[Records with drawing code]
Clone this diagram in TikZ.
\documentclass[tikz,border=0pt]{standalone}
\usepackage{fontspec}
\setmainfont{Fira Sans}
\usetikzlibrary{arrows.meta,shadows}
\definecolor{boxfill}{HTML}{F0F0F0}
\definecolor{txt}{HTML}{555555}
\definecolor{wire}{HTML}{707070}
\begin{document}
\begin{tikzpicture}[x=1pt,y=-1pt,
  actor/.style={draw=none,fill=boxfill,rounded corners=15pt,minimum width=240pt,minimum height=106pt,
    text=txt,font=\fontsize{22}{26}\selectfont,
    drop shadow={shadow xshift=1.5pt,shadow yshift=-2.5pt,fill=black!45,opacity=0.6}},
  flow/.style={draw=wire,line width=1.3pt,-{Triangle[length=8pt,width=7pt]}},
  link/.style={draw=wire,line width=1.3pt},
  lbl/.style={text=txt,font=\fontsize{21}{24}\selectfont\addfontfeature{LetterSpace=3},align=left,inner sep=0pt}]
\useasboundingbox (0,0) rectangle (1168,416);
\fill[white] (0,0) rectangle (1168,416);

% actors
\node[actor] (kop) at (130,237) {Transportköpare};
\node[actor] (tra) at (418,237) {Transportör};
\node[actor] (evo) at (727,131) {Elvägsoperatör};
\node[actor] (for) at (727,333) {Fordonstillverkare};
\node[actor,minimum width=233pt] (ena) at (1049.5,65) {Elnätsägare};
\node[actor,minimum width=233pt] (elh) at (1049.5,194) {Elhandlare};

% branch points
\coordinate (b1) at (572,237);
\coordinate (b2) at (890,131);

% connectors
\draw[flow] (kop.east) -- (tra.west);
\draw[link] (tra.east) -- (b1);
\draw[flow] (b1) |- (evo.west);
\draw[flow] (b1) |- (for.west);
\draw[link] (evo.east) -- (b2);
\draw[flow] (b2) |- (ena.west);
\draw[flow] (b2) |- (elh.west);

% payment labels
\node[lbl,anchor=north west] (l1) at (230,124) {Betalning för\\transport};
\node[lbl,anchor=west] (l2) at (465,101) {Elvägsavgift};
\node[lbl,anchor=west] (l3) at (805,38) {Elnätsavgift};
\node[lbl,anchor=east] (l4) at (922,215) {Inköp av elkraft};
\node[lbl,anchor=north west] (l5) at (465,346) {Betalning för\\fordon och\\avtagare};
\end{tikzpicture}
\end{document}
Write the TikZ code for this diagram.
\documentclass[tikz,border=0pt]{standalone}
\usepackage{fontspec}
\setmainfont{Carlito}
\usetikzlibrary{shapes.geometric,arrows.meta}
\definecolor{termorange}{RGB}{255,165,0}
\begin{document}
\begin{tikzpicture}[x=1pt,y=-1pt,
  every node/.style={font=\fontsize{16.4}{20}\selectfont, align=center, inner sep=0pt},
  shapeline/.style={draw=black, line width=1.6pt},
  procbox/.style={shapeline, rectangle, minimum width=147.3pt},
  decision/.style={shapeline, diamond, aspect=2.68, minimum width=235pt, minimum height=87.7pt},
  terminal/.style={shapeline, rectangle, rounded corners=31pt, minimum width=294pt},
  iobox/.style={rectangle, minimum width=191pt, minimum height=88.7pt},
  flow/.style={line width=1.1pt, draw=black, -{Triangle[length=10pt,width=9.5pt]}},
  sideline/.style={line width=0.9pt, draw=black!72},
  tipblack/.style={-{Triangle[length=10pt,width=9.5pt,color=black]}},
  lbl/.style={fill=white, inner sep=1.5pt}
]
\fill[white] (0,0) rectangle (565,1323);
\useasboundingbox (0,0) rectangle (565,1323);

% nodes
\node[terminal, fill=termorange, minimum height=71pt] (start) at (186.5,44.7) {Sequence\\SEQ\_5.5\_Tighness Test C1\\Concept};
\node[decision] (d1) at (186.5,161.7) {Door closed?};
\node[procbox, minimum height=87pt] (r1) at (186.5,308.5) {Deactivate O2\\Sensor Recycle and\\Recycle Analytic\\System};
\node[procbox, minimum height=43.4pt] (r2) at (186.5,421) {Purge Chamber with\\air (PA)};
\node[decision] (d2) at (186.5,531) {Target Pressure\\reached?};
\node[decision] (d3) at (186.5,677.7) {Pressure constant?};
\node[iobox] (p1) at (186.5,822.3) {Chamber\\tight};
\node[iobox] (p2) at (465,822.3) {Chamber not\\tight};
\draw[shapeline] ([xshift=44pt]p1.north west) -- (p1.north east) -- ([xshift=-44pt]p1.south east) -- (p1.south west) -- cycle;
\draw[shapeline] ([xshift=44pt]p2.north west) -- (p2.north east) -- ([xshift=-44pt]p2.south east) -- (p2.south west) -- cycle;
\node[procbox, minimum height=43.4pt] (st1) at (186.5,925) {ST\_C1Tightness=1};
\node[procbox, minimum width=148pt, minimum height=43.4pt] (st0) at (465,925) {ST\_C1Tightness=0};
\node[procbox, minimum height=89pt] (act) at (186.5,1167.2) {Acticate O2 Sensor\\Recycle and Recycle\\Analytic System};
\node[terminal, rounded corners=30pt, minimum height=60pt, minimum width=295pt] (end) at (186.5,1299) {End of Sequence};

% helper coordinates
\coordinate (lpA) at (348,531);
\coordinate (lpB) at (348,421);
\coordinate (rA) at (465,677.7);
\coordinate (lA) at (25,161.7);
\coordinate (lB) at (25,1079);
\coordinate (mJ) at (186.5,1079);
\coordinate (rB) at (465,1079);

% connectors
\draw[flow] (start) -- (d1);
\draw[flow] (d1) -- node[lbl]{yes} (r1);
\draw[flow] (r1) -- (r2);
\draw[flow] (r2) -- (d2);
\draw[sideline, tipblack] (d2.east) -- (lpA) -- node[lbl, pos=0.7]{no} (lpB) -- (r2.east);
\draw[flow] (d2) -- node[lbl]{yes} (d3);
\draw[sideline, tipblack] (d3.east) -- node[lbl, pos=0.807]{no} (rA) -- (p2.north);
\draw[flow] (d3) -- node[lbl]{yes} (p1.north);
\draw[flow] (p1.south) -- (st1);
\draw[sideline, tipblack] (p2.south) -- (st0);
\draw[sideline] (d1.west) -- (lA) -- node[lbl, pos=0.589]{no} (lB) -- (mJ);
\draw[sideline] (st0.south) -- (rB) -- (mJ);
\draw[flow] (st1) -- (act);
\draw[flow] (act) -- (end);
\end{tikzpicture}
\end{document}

The request
Print all the data exactly.

Exercise solution
Clone this diagram in TikZ.
\documentclass[tikz,border=0pt]{standalone}
\usepackage{fontspec}
\setmainfont{Fira Sans}
\usetikzlibrary{arrows.meta,shadows}
\definecolor{boxfill}{HTML}{F0F0F0}
\definecolor{txt}{HTML}{555555}
\definecolor{wire}{HTML}{707070}
\begin{document}
\begin{tikzpicture}[x=1pt,y=-1pt,
  actor/.style={draw=none,fill=boxfill,rounded corners=15pt,minimum width=240pt,minimum height=106pt,
    text=txt,font=\fontsize{22}{26}\selectfont,
    drop shadow={shadow xshift=1.5pt,shadow yshift=-2.5pt,fill=black!45,opacity=0.6}},
  flow/.style={draw=wire,line width=1.3pt,-{Triangle[length=8pt,width=7pt]}},
  link/.style={draw=wire,line width=1.3pt},
  lbl/.style={text=txt,font=\fontsize{21}{24}\selectfont\addfontfeature{LetterSpace=3},align=left,inner sep=0pt}]
\useasboundingbox (0,0) rectangle (1168,416);
\fill[white] (0,0) rectangle (1168,416);

% actors
\node[actor] (kop) at (130,237) {Transportköpare};
\node[actor] (tra) at (418,237) {Transportör};
\node[actor] (evo) at (727,131) {Elvägsoperatör};
\node[actor] (for) at (727,333) {Fordonstillverkare};
\node[actor,minimum width=233pt] (ena) at (1049.5,65) {Elnätsägare};
\node[actor,minimum width=233pt] (elh) at (1049.5,194) {Elhandlare};

% branch points
\coordinate (b1) at (572,237);
\coordinate (b2) at (890,131);

% connectors
\draw[flow] (kop.east) -- (tra.west);
\draw[link] (tra.east) -- (b1);
\draw[flow] (b1) |- (evo.west);
\draw[flow] (b1) |- (for.west);
\draw[link] (evo.east) -- (b2);
\draw[flow] (b2) |- (ena.west);
\draw[flow] (b2) |- (elh.west);

% payment labels
\node[lbl,anchor=north west] (l1) at (230,124) {Betalning för\\transport};
\node[lbl,anchor=west] (l2) at (465,101) {Elvägsavgift};
\node[lbl,anchor=west] (l3) at (805,38) {Elnätsavgift};
\node[lbl,anchor=east] (l4) at (922,215) {Inköp av elkraft};
\node[lbl,anchor=north west] (l5) at (465,346) {Betalning för\\fordon och\\avtagare};
\end{tikzpicture}
\end{document}
Write the TikZ code for this diagram.
\documentclass[tikz,border=0pt]{standalone}
\usepackage{fontspec}
\setmainfont{Carlito}
\usetikzlibrary{shapes.geometric,arrows.meta}
\definecolor{termorange}{RGB}{255,165,0}
\begin{document}
\begin{tikzpicture}[x=1pt,y=-1pt,
  every node/.style={font=\fontsize{16.4}{20}\selectfont, align=center, inner sep=0pt},
  shapeline/.style={draw=black, line width=1.6pt},
  procbox/.style={shapeline, rectangle, minimum width=147.3pt},
  decision/.style={shapeline, diamond, aspect=2.68, minimum width=235pt, minimum height=87.7pt},
  terminal/.style={shapeline, rectangle, rounded corners=31pt, minimum width=294pt},
  iobox/.style={rectangle, minimum width=191pt, minimum height=88.7pt},
  flow/.style={line width=1.1pt, draw=black, -{Triangle[length=10pt,width=9.5pt]}},
  sideline/.style={line width=0.9pt, draw=black!72},
  tipblack/.style={-{Triangle[length=10pt,width=9.5pt,color=black]}},
  lbl/.style={fill=white, inner sep=1.5pt}
]
\fill[white] (0,0) rectangle (565,1323);
\useasboundingbox (0,0) rectangle (565,1323);

% nodes
\node[terminal, fill=termorange, minimum height=71pt] (start) at (186.5,44.7) {Sequence\\SEQ\_5.5\_Tighness Test C1\\Concept};
\node[decision] (d1) at (186.5,161.7) {Door closed?};
\node[procbox, minimum height=87pt] (r1) at (186.5,308.5) {Deactivate O2\\Sensor Recycle and\\Recycle Analytic\\System};
\node[procbox, minimum height=43.4pt] (r2) at (186.5,421) {Purge Chamber with\\air (PA)};
\node[decision] (d2) at (186.5,531) {Target Pressure\\reached?};
\node[decision] (d3) at (186.5,677.7) {Pressure constant?};
\node[iobox] (p1) at (186.5,822.3) {Chamber\\tight};
\node[iobox] (p2) at (465,822.3) {Chamber not\\tight};
\draw[shapeline] ([xshift=44pt]p1.north west) -- (p1.north east) -- ([xshift=-44pt]p1.south east) -- (p1.south west) -- cycle;
\draw[shapeline] ([xshift=44pt]p2.north west) -- (p2.north east) -- ([xshift=-44pt]p2.south east) -- (p2.south west) -- cycle;
\node[procbox, minimum height=43.4pt] (st1) at (186.5,925) {ST\_C1Tightness=1};
\node[procbox, minimum width=148pt, minimum height=43.4pt] (st0) at (465,925) {ST\_C1Tightness=0};
\node[procbox, minimum height=89pt] (act) at (186.5,1167.2) {Acticate O2 Sensor\\Recycle and Recycle\\Analytic System};
\node[terminal, rounded corners=30pt, minimum height=60pt, minimum width=295pt] (end) at (186.5,1299) {End of Sequence};

% helper coordinates
\coordinate (lpA) at (348,531);
\coordinate (lpB) at (348,421);
\coordinate (rA) at (465,677.7);
\coordinate (lA) at (25,161.7);
\coordinate (lB) at (25,1079);
\coordinate (mJ) at (186.5,1079);
\coordinate (rB) at (465,1079);

% connectors
\draw[flow] (start) -- (d1);
\draw[flow] (d1) -- node[lbl]{yes} (r1);
\draw[flow] (r1) -- (r2);
\draw[flow] (r2) -- (d2);
\draw[sideline, tipblack] (d2.east) -- (lpA) -- node[lbl, pos=0.7]{no} (lpB) -- (r2.east);
\draw[flow] (d2) -- node[lbl]{yes} (d3);
\draw[sideline, tipblack] (d3.east) -- node[lbl, pos=0.807]{no} (rA) -- (p2.north);
\draw[flow] (d3) -- node[lbl]{yes} (p1.north);
\draw[flow] (p1.south) -- (st1);
\draw[sideline, tipblack] (p2.south) -- (st0);
\draw[sideline] (d1.west) -- (lA) -- node[lbl, pos=0.589]{no} (lB) -- (mJ);
\draw[sideline] (st0.south) -- (rB) -- (mJ);
\draw[flow] (st1) -- (act);
\draw[flow] (act) -- (end);
\end{tikzpicture}
\end{document}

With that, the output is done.